Despite McCraw’s continuing defense of the policy, the shooting was almost universally condemned by law enforcement experts and civil rights groups. ACLU of Texas Executive Director Terri Burke applauded the agency’s decision to end the policy in a statement.

“We are relieved that Texas is ending this extreme practice, which no other southwestern border states have ever allowed. We hope that this decision is a step, if only a small one, toward ending the culture of violence that pervades enforcement of border security in Texas.”

It may be a small step toward sanity in border security policy, but Texas still has a long way to go. A tragedy forced DPS to ponder its lethal force policies regarding helicopter snipers but not a word has been said about use of force policies regarding DPS’ armored gunboats now patrolling the Rio Grande.

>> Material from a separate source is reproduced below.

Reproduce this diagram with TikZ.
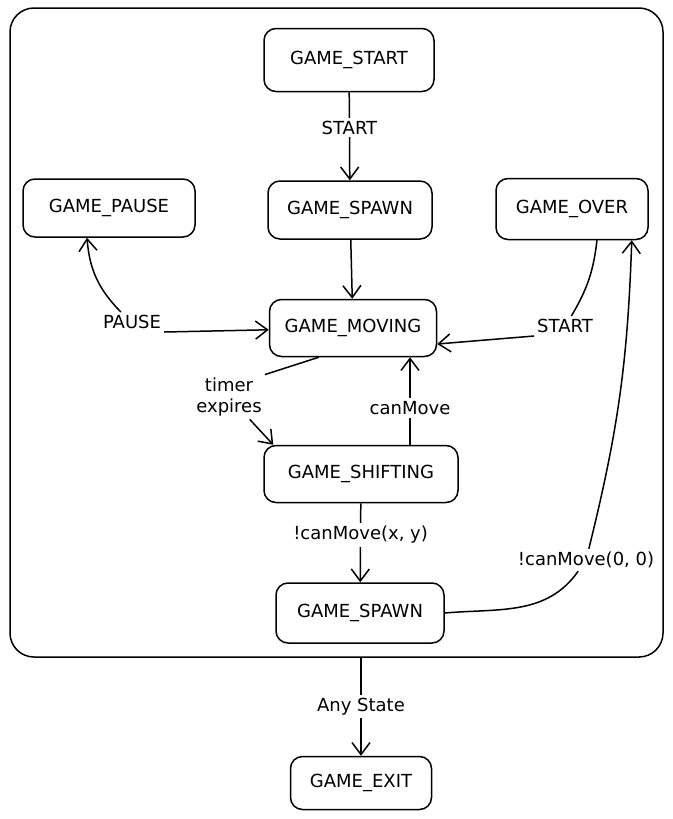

During his remarks, McCraw mentioned that officers needed to reserve the right to shoot back. He said officers had been shot at more than 77 times from the Mexican side of the Rio Grande, but didn’t specify the time frame or where that statistic came from. He also didn’t say whether any officers had been wounded or killed in those shootings.

Bullets are flying from the U.S. side of the river, too. DPS has just begun its armed patrols on the river, while Border Patrol has been patrolling for years with some controversy. In September, a Border Patrol agent on a boat fired on a group of people on the Mexican side of the Rio Grande in Nuevo Laredo, killing a man at a barbecue. In the last three years, U.S. agents have fatally shot four other unarmed Mexicans as they stood on the Mexican side of the Rio Grande.

Between the Border Patrol and DPS, that makes two law enforcement agencies enthusiastically patrolling the border—and DPS’s new armored gunboats make the Border Patrol boats look like toys. Hopefully, it won’t take another tragedy before legislators look into the firepower behind DPS’s new “marine tactical unit.”